NASA scientists have devised new maps of Mars that reveal the Red Planet may have had oceans covering up to a fifth of its surface.
Although the Martian surface is now cold and dry, there is plenty of evidence suggesting that rivers, lakes and seas covered the Red Planet billions of years ago. Since there is life virtually wherever there is liquid water on Earth, some researchers have suggested that life might have evolved on Mars when it was wet, and life could be there even now, hidden in subterranean aquifers.
Much remains unknown about how Mars lost its water and how much liquid water might remain in underground reservoirs. One way to solve these mysteries is to analyze the kinds of water molecules in the Martian atmosphere.
Normally, water molecules are each made up of two hydrogen atoms and one oxygen atom. However, one or both of these hydrogen atoms can be replaced with deuterium atoms to create deuterated water. (Deuterium, like hydrogen, has one proton, but also one neutron.)
Deuterated water is heavier than normal water, so it behaves differently. For example, it can be easier for normal water to escape Mars, since it can vaporize more easily in the Martian atmosphere. Solar radiation can break this water up into hydrogen and oxygen, and the hydrogen can then escape into space.
By studying the current ratio of deuterium to hydrogen in Martian water, researchers suggested they could estimate how much total water the Red Planet used to have. They constructed new maps of the ratio between hydrogen and deuterium in the water in the Martian atmosphere using data gathered from 2008 to 2014 by the Very Large Telescope in Chile, and the Keck Observatory and NASA’s InfraRed Telescope Facility in Hawaii.
They found the ratio between deuterated water and normal water in some regions of Mars was higher than thought, typically seven times higher than in Earth’s oceans. This high ratio suggests that Mars has lost a great deal of water over time.
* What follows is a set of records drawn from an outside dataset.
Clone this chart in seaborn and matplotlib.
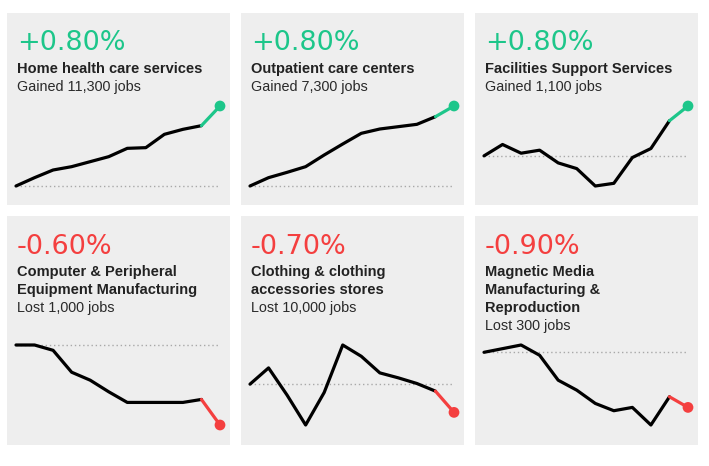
import matplotlib
matplotlib.use("Agg")
import matplotlib.pyplot as plt
import seaborn as sns

# data (relative level, first month = 0)
months = [0, 1, 2, 3, 4, 5, 6, 7, 8, 9, 10, 11]

pct_labels = ["+0.80%", "+0.80%", "+0.80%", "-0.60%", "-0.70%", "-0.90%"]
titles = [
    "Home health care services",
    "Outpatient care centers",
    "Facilities Support Services",
    "Computer & Peripheral\nEquipment Manufacturing",
    "Clothing & clothing\naccessories stores",
    "Magnetic Media\nManufacturing &\nReproduction",
]
subtitles = [
    "Gained 11,300 jobs",
    "Gained 7,300 jobs",
    "Gained 1,100 jobs",
    "Lost 1,000 jobs",
    "Lost 10,000 jobs",
    "Lost 300 jobs",
]

home_health = [0, 25, 48, 58, 73, 88, 113, 115, 155, 170, 181, 240]
outpatient = [0, 25, 41, 58, 93, 126, 158, 171, 178, 185, 208, 240]
facilities = [0, 34, 8, 17, -21, -38, -90, -82, -5, 22, 105, 149]
computer = [0, 0, -16, -82, -106, -141, -173, -173, -173, -173, -164, -241]
clothing = [0, 49, -33, -123, -25, 118, 84, 34, 19, 2, -21, -85]
magnetic = [0, 11, 22, -9, -84, -114, -154, -176, -166, -219, -134, -166]

series = [home_health, outpatient, facilities, computer, clothing, magnetic]

GREEN = "#1dc68a"
RED = "#f43f3f"

sns.set_style("white")
plt.rcParams["font.family"] = ["Liberation Sans", "DejaVu Sans"]

W, H = 709, 466
fig = plt.figure(figsize=(W / 100, H / 100), dpi=100)


def box(left, top, width, height):
    return [left / W, 1 - (top + height) / H, width / W, height / H]


col_left = [7, 241, 475]
row_top = [13, 216]
row_h = [192, 229]
line_top = [106, 345]
pct_base = [50, 254]
title_base = [73, 276]

for i, vals in enumerate(series):
    r, c = divmod(i, 3)
    left = col_left[c]
    color = GREEN if vals[-1] > vals[-2] else RED

    bg = fig.add_axes(box(left, row_top[r], 223, row_h[r]))
    bg.set_facecolor("#eeeeee")
    bg.set_xticks([])
    bg.set_yticks([])
    for s in bg.spines.values():
        s.set_visible(False)

    # texts
    fig.text((left + 10) / W, 1 - pct_base[r] / H, pct_labels[i],
             color=color, fontsize=19.5, family="DejaVu Sans",
             va="baseline", ha="left")
    lines = titles[i].split("\n")
    for k, ln in enumerate(lines):
        fig.text((left + 10) / W, 1 - (title_base[r] + 18 * k) / H, ln,
                 color="#222222", fontsize=10.5, fontweight="bold",
                 va="baseline", ha="left")
    fig.text((left + 10) / W, 1 - (title_base[r] + 18 * len(lines)) / H,
             subtitles[i], color="#2a2a2a", fontsize=10.4,
             va="baseline", ha="left")

    # sparkline
    ax = fig.add_axes(box(left + 9, line_top[r], 204, 80))
    ax.set_facecolor("none")
    ax.axhline(0, xmax=0.99, color="#a8a8a8", lw=1.0, ls=(0, (1, 2)),
               zorder=1)
    sns.lineplot(x=months[:11], y=vals[:11], ax=ax, color="black",
                 lw=2.3, zorder=3)
    sns.lineplot(x=months[10:], y=vals[10:], ax=ax, color=color,
                 lw=2.3, zorder=3)
    sns.scatterplot(x=months[-1:], y=vals[-1:], ax=ax, color=color,
                    s=60, edgecolor="none", zorder=4, clip_on=False)
    for ln in ax.lines:
        ln.set_clip_on(False)
    ax.set_xlim(months[0], months[-1])
    ax.set_ylim(min(vals), max(vals))
    ax.axis("off")

fig.savefig("out.png", dpi=100, facecolor="white")
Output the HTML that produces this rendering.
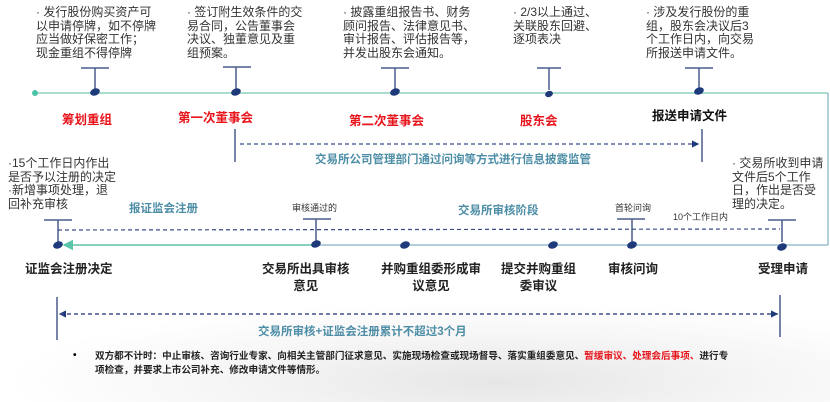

“We can now get a pretty strong estimate of how much water was lost on the planet,” lead study author Geronimo Villanueva, a planetary scientist at NASA Goddard Space Flight Center in Greenbelt, Maryland,told Space.com.
Based on their findings, the scientists estimate that Mars might have had enough water to cover up to 20 percent of the planet about 4.5 billion years ago. They suggest the Red Planet could still possess substantial underground reservoirs of water.
Further refining maps of atmospheric water on Mars could help guide the search for these deep aquifers, Villanueva said. One would essentially look at such maps to see how much known sources of water such as Martian ice caps could account for this atmospheric water, “and any abnormalities might be released from hidden reservoirs,” he said.
The scientists detailed their findings online today (March 5) in the journal Science.